Check each line of the listing below for the string "this", and copy the ones that have it.

Code that draws figures
-------------------------
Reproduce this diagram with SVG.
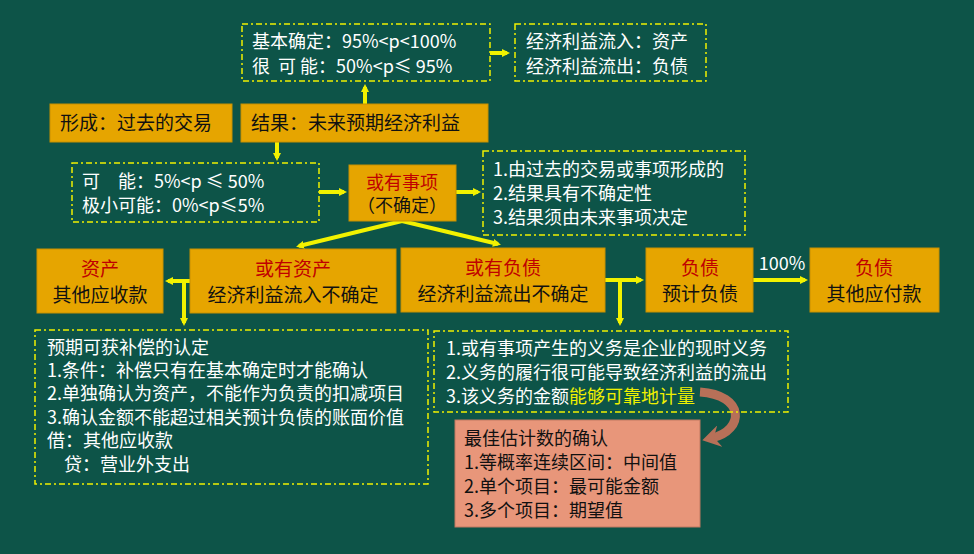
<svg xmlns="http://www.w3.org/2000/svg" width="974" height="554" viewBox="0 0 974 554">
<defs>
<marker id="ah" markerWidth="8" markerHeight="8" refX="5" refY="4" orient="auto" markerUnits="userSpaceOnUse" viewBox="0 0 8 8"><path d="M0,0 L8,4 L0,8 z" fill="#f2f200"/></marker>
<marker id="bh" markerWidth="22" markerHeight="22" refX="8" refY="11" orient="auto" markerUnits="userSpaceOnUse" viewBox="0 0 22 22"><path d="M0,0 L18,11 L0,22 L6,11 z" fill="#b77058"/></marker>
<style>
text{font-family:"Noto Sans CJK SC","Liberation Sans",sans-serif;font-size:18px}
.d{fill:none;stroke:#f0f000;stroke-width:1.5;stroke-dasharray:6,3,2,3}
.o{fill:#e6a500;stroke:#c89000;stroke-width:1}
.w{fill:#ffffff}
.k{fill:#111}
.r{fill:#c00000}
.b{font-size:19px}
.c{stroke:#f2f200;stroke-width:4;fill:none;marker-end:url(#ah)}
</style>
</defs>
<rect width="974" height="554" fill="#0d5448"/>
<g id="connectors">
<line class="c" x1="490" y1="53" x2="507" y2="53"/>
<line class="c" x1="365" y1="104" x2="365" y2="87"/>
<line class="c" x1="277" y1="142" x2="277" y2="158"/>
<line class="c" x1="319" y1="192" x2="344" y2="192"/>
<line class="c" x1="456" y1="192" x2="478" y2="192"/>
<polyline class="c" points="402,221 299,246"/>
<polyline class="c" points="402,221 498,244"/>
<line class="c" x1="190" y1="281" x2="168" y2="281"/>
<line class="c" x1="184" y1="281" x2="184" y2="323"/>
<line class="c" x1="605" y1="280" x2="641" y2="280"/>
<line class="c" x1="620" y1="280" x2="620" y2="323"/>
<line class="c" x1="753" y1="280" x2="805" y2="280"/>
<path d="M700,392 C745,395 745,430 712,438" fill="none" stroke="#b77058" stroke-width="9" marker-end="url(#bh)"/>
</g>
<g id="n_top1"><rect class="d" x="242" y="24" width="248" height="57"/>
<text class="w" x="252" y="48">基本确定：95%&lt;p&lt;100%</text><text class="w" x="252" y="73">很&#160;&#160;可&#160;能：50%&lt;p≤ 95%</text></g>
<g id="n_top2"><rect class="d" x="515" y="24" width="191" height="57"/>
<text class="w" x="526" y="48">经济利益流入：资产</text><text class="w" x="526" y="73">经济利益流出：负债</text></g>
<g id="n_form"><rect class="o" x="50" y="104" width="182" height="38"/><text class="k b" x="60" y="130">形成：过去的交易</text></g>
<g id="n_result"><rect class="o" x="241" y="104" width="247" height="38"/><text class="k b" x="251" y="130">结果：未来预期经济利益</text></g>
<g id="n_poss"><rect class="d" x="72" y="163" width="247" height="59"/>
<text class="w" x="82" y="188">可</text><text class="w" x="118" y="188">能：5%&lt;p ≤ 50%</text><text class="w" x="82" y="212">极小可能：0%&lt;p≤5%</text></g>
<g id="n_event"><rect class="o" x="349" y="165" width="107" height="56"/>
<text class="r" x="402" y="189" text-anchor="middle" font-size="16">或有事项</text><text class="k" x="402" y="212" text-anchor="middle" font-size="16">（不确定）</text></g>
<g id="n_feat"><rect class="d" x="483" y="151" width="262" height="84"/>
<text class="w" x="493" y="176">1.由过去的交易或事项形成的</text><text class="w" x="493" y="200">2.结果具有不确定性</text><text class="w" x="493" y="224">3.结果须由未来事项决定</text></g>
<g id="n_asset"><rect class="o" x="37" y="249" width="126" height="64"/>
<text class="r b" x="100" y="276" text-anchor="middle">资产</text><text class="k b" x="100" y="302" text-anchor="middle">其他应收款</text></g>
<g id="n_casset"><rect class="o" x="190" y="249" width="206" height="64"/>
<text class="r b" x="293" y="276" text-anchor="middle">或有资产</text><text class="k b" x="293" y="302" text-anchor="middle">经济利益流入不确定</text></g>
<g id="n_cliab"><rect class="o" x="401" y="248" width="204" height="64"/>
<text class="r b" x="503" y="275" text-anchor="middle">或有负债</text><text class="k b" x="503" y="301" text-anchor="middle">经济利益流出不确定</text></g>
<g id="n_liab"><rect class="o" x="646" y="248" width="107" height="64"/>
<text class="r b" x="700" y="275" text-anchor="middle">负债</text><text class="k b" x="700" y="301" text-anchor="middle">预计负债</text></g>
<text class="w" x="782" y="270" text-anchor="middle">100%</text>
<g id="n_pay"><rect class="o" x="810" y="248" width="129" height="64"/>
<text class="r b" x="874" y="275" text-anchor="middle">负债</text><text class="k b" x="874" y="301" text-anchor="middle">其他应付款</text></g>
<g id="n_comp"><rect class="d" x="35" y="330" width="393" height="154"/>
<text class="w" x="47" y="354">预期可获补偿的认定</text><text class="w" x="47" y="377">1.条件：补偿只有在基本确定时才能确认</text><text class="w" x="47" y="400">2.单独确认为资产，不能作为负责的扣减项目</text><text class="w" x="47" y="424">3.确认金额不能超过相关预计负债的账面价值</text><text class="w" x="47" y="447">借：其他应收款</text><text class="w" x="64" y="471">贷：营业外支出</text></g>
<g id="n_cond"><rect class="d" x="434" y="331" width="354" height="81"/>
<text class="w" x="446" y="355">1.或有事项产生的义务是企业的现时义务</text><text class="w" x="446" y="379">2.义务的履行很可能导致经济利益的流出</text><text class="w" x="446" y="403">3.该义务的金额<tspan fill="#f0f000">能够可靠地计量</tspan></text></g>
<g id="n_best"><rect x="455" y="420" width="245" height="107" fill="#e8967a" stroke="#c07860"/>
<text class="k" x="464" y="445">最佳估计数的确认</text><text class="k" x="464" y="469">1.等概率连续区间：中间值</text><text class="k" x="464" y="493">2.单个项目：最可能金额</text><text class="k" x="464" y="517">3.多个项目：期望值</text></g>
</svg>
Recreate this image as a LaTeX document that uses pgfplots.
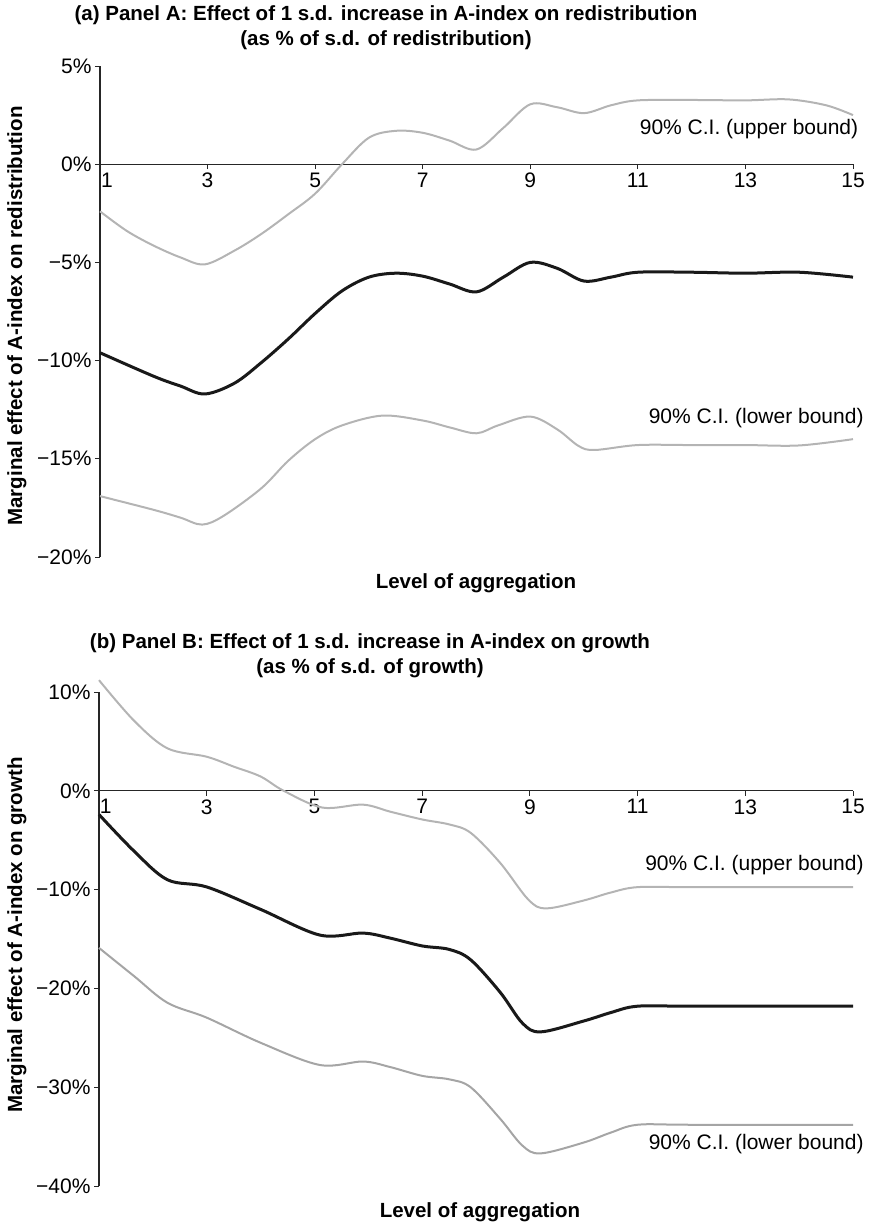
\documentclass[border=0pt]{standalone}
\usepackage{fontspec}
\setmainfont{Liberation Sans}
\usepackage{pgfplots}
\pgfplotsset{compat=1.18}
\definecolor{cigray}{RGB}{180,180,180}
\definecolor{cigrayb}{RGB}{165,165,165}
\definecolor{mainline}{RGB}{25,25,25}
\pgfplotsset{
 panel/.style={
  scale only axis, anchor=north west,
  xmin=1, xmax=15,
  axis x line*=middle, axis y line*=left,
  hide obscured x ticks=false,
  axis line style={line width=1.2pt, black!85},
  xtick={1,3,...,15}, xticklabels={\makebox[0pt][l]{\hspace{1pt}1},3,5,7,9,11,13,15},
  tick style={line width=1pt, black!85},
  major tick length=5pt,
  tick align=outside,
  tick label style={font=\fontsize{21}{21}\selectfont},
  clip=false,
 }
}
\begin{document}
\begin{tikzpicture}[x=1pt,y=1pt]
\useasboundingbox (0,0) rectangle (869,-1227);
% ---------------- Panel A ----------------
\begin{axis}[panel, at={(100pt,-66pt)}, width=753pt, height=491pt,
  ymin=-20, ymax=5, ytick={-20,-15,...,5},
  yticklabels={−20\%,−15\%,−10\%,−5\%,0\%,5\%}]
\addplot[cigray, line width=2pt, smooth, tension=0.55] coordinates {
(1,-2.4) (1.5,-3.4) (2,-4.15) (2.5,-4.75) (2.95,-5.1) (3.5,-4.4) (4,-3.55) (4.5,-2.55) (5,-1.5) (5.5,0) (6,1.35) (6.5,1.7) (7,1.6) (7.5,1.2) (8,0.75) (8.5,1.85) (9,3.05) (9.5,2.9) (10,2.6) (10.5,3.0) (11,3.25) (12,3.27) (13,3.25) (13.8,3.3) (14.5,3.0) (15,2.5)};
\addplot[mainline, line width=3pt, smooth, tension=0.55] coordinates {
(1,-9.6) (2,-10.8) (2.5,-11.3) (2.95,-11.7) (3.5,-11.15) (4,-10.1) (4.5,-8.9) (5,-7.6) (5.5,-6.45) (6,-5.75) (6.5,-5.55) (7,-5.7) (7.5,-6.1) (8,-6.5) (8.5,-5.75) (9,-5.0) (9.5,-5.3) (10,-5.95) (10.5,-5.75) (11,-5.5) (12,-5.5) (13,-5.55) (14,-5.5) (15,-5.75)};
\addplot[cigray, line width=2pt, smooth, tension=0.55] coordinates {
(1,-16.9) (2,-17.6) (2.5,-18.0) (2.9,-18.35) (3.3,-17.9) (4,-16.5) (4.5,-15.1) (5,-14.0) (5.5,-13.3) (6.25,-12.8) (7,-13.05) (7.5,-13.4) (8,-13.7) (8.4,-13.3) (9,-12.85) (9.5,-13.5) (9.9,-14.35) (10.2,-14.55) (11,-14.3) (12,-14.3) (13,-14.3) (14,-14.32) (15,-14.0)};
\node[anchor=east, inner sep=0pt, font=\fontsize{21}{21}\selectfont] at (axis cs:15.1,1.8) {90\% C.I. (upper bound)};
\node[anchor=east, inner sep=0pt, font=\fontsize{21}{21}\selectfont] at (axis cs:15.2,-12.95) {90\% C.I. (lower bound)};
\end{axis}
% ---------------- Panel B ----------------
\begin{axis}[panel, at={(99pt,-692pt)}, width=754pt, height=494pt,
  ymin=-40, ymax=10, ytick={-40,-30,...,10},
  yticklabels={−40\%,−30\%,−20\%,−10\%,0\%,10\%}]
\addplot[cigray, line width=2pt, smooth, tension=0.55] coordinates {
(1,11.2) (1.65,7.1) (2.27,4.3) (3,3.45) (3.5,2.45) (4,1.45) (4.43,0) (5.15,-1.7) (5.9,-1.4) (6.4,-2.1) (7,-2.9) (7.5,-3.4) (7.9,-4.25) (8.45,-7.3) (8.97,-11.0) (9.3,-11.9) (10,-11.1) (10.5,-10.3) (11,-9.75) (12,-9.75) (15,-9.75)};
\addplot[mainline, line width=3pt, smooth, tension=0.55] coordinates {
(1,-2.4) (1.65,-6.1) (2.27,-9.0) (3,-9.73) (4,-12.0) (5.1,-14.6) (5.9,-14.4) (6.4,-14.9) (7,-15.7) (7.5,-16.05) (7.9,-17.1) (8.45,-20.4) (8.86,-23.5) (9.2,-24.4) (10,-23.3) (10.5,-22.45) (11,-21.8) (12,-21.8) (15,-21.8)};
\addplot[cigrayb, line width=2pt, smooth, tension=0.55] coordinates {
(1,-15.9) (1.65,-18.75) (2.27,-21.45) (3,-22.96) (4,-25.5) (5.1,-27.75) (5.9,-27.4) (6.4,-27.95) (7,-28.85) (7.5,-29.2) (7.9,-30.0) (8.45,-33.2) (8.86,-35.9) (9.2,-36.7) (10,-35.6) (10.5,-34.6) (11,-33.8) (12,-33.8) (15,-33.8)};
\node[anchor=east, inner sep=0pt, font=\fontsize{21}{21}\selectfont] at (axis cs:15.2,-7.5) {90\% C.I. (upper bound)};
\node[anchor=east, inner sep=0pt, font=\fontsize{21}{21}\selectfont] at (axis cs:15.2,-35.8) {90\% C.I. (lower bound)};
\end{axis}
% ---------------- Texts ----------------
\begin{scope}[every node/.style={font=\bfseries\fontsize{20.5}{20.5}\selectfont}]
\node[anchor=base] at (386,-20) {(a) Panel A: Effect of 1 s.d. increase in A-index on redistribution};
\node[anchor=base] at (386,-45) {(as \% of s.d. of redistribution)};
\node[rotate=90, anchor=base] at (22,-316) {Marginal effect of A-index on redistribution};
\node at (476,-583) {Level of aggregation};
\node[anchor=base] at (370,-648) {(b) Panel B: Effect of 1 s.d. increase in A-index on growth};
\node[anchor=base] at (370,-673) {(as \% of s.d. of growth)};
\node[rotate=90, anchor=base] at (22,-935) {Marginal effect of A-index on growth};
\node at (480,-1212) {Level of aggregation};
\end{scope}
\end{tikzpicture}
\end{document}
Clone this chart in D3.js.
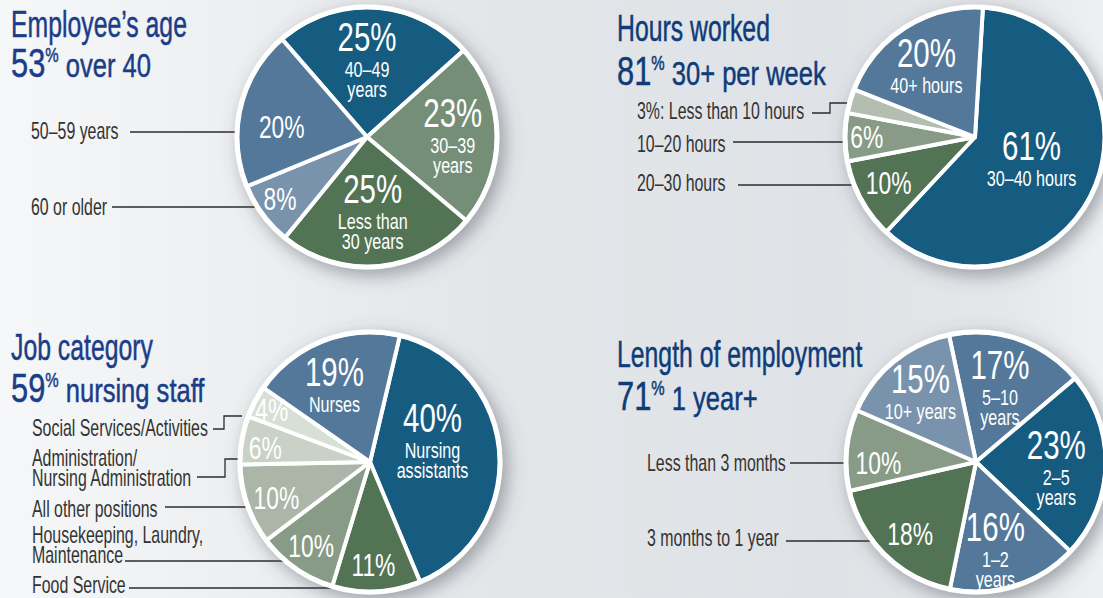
-------------------------
* Solution to the exercise:
Reproduce this diagram with SVG.
Recreate this image as a LaTeX document that uses pgfplots.
Clone this chart in D3.js.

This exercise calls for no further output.